**INSTRUCTION:**
Return the lines from the one with "Rebuild this chart" through the one with "75.7, 80.4, 93.5];", exactly as they appear and with no pictures.
>> BEGIN PROVIDED RECORDS
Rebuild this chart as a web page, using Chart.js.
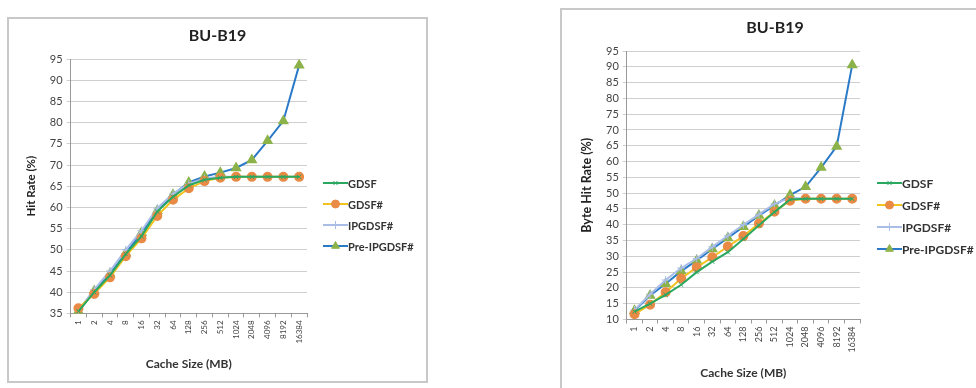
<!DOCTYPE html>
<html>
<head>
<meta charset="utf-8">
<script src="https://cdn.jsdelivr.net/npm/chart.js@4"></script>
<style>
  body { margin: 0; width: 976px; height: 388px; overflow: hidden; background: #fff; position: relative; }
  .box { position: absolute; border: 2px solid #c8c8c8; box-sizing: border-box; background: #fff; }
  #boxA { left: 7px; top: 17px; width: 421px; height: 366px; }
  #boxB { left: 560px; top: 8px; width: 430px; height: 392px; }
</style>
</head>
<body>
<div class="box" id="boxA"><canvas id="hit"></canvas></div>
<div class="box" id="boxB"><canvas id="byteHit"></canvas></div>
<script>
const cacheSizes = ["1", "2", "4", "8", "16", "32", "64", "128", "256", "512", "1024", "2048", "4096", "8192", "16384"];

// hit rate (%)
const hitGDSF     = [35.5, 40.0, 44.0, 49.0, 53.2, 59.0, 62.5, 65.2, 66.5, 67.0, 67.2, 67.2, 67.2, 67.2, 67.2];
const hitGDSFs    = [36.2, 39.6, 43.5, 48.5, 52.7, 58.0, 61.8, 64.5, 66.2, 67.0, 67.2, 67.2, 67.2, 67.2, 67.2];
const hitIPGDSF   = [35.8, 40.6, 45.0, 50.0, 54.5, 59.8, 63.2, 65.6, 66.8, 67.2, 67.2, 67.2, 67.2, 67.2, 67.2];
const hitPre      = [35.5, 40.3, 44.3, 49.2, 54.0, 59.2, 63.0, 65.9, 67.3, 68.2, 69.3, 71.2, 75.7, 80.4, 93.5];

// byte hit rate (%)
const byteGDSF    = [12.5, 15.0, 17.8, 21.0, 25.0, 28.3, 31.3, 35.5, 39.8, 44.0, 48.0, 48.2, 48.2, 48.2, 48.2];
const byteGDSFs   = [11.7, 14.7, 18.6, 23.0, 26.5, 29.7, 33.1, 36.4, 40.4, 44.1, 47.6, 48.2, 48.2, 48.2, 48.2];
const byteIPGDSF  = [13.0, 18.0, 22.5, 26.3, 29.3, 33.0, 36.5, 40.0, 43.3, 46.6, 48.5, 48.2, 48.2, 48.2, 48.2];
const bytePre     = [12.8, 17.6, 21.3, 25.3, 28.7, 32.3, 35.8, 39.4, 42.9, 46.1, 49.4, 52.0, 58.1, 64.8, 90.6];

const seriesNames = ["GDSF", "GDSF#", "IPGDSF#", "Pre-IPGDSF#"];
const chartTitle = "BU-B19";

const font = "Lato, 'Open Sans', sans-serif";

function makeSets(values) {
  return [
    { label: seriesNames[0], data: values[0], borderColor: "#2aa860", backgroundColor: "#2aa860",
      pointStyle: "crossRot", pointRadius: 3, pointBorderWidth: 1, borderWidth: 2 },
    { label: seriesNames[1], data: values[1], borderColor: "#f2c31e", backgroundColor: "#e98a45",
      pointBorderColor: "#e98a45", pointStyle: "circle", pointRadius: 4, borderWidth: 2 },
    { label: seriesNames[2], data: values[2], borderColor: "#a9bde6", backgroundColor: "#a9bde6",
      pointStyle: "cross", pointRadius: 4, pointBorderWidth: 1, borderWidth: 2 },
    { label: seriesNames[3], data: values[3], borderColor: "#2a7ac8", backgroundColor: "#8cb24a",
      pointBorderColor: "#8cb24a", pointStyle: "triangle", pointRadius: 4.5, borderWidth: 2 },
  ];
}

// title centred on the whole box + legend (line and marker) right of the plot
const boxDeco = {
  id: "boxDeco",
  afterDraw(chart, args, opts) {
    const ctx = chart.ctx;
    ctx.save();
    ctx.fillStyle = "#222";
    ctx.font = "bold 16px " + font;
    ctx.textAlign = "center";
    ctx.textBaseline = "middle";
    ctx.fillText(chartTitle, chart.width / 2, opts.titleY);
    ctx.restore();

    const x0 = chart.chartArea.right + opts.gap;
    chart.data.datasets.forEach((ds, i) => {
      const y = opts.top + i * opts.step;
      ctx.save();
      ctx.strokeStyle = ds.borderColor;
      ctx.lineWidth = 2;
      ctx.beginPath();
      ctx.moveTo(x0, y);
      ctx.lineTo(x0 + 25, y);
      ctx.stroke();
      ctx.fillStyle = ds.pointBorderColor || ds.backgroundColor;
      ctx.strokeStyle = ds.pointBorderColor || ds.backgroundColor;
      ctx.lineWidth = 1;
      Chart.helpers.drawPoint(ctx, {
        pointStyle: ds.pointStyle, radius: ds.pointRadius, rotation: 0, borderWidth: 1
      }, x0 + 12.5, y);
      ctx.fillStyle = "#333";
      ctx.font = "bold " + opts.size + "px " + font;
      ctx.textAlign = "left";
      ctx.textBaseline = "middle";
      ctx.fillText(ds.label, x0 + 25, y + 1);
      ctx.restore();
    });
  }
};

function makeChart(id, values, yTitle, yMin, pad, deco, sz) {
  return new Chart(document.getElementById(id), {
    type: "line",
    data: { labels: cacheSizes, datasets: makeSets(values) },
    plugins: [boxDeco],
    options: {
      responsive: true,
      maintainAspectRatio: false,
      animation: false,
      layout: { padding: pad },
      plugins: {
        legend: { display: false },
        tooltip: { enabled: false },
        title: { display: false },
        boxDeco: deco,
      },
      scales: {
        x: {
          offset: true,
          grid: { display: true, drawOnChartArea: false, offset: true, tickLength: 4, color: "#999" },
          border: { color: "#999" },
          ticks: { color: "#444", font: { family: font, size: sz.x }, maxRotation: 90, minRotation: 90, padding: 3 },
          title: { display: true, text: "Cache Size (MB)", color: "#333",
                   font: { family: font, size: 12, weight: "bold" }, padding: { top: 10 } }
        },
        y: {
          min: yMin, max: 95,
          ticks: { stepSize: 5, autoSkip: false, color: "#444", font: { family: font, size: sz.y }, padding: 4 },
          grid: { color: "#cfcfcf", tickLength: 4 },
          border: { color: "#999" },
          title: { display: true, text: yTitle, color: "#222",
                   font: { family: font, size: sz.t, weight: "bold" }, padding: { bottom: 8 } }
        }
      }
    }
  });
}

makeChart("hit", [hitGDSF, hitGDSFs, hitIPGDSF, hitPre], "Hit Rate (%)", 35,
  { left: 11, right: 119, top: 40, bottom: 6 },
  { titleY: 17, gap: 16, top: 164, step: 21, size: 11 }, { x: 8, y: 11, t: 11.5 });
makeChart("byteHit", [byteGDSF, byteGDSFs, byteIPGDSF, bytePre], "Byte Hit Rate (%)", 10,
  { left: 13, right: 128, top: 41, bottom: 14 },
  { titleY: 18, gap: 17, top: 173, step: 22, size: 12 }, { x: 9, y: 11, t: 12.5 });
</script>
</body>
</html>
>> END PROVIDED RECORDS
>> BEGIN PROVIDED RECORDS
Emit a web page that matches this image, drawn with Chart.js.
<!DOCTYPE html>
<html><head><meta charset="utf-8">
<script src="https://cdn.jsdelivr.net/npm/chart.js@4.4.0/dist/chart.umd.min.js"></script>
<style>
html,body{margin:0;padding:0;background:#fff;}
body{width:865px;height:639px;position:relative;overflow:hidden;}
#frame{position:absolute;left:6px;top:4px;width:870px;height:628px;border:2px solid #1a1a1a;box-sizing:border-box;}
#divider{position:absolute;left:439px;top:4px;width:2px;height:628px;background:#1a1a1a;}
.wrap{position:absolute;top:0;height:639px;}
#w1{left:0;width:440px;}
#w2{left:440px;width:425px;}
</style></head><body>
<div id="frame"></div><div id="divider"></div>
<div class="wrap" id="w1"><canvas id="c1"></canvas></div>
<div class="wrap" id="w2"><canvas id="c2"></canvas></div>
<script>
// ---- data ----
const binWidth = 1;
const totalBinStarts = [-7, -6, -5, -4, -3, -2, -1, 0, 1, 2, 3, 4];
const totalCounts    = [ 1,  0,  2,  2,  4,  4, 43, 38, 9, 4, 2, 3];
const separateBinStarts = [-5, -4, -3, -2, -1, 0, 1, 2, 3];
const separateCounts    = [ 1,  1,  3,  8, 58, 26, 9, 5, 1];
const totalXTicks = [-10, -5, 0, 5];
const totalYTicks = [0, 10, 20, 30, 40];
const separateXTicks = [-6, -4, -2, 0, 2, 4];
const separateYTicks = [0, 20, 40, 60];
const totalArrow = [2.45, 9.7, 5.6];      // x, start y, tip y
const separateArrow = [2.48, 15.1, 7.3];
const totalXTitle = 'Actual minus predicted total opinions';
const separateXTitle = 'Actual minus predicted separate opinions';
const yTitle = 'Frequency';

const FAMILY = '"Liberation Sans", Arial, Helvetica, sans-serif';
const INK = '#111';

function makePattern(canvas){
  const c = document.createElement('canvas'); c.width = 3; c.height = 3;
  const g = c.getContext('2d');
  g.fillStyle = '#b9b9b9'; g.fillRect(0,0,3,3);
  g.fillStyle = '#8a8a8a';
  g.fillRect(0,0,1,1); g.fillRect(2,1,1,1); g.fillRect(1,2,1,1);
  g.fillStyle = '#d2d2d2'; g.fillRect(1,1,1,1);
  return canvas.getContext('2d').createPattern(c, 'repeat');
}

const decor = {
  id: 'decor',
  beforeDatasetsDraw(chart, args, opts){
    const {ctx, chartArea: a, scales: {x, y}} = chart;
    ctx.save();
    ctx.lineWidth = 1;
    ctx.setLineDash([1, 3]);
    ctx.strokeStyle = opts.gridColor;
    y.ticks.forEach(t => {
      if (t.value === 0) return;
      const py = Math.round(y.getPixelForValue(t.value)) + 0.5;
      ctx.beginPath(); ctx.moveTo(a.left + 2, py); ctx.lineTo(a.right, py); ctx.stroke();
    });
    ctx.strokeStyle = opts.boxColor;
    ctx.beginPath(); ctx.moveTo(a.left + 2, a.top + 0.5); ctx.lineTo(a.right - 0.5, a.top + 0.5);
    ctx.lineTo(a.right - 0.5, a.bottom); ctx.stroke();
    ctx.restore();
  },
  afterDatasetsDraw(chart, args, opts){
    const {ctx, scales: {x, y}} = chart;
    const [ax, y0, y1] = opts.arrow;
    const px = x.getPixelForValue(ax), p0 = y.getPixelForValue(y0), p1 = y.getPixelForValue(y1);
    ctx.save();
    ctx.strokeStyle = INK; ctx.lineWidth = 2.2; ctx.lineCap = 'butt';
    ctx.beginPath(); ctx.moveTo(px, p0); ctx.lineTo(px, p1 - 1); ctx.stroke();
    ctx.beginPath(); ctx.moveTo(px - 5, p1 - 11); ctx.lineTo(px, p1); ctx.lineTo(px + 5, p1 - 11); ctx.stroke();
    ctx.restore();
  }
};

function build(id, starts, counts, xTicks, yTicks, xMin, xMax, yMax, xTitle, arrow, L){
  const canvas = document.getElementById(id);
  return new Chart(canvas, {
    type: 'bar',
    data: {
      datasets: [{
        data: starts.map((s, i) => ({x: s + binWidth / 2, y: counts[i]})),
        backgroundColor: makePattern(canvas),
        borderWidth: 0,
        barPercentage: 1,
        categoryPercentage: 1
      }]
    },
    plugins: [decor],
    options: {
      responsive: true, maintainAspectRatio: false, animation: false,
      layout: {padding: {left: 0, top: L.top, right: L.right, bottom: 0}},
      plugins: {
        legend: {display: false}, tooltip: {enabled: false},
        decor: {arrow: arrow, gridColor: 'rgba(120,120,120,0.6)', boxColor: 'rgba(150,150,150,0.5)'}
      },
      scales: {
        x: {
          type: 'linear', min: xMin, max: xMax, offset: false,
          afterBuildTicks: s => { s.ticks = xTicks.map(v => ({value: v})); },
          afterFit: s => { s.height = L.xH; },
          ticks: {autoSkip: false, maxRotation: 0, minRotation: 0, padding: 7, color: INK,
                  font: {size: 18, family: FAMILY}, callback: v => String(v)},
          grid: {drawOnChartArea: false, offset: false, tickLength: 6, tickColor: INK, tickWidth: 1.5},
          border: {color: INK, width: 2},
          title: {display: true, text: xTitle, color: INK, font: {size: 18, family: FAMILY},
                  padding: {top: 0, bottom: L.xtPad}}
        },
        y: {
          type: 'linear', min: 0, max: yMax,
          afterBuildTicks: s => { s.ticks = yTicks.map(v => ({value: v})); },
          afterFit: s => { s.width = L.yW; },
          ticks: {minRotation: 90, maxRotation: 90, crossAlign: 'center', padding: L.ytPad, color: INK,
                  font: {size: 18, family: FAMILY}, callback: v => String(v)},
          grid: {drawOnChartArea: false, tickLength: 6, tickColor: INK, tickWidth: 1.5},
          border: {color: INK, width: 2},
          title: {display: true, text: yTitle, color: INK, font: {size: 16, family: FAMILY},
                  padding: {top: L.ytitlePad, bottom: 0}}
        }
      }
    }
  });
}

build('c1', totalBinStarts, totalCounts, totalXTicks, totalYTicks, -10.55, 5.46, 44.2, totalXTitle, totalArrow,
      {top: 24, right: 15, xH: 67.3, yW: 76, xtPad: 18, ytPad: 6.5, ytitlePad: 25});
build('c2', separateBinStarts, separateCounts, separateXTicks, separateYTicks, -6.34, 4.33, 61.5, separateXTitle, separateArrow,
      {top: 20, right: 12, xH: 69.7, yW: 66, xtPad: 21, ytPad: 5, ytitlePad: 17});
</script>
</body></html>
>> END PROVIDED RECORDS
**OUTPUT BELOW:**
Rebuild this chart as a web page, using Chart.js.
<!DOCTYPE html>
<html>
<head>
<meta charset="utf-8">
<script src="https://cdn.jsdelivr.net/npm/chart.js@4"></script>
<style>
  body { margin: 0; width: 976px; height: 388px; overflow: hidden; background: #fff; position: relative; }
  .box { position: absolute; border: 2px solid #c8c8c8; box-sizing: border-box; background: #fff; }
  #boxA { left: 7px; top: 17px; width: 421px; height: 366px; }
  #boxB { left: 560px; top: 8px; width: 430px; height: 392px; }
</style>
</head>
<body>
<div class="box" id="boxA"><canvas id="hit"></canvas></div>
<div class="box" id="boxB"><canvas id="byteHit"></canvas></div>
<script>
const cacheSizes = ["1", "2", "4", "8", "16", "32", "64", "128", "256", "512", "1024", "2048", "4096", "8192", "16384"];

// hit rate (%)
const hitGDSF     = [35.5, 40.0, 44.0, 49.0, 53.2, 59.0, 62.5, 65.2, 66.5, 67.0, 67.2, 67.2, 67.2, 67.2, 67.2];
const hitGDSFs    = [36.2, 39.6, 43.5, 48.5, 52.7, 58.0, 61.8, 64.5, 66.2, 67.0, 67.2, 67.2, 67.2, 67.2, 67.2];
const hitIPGDSF   = [35.8, 40.6, 45.0, 50.0, 54.5, 59.8, 63.2, 65.6, 66.8, 67.2, 67.2, 67.2, 67.2, 67.2, 67.2];
const hitPre      = [35.5, 40.3, 44.3, 49.2, 54.0, 59.2, 63.0, 65.9, 67.3, 68.2, 69.3, 71.2, 75.7, 80.4, 93.5];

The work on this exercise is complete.